The local join count statistic requires a binary weights list which can be generated with nb2listw(nb, style = "B"). Additionally, ensure that the binary variable of interest is rarely occurring in no more than half of observations.

P-values are estimated using a conditional permutation approach. This creates a reference distribution from which the observed statistic is compared. For more see Geoda Glossary.
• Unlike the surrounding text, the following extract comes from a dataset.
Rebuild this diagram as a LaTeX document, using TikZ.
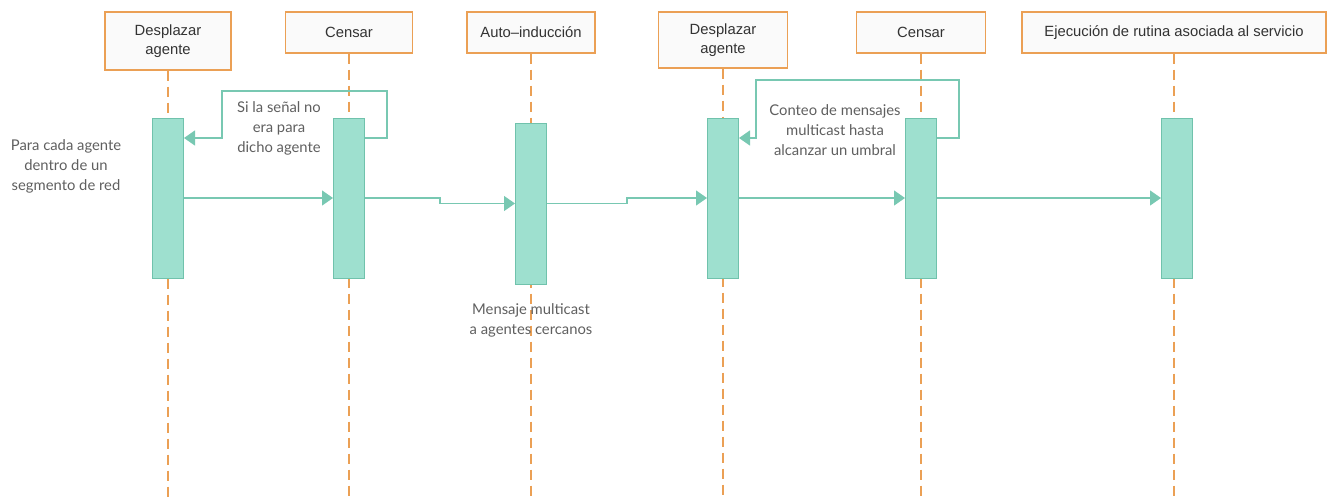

The pseudo-p-values returned by freestanding Geoda and PySAL esda correspond to "res_min$p_sim_pysal_ge" and ranked pseudo-p-values with tied.method="min" (equivalently "last"; "res_min$p_sim_pysal_gt" corresponds to ranked pseudo-p-values with tied.method="max" (equivalently "first").

References

Anselin, L., & Li, X. (2019). Operational Local Join Count Statistics for Cluster Detection. Journal of geographical systems, 21(2), 189–210. doi:10.1007/s10109-019-00299-x

Author

Josiah Parry josiah.parry@gmail.com

Examples

data(oldcol)
fx <- as.factor(ifelse(COL.OLD$CRIME < 35, "low-crime", "high-crime"))
listw <- nb2listw(COL.nb, style = "B")
set.seed(1)
res_min <- local_joincount_uni(fx, chosen = "high-crime", listw, nsim=999,
 alternative="two.sided", ties.method="min")
cor(res_min[,2], res_min$p_sim_pysal_ge, use="complete.obs")
#> [1] 1
res_max <- local_joincount_uni(fx, chosen = "high-crime", listw, nsim=999,
 alternative="two.sided", ties.method="max")
cor(res_max[,2], res_max$p_sim_pysal_gt, use="complete.obs")
#> [1] 1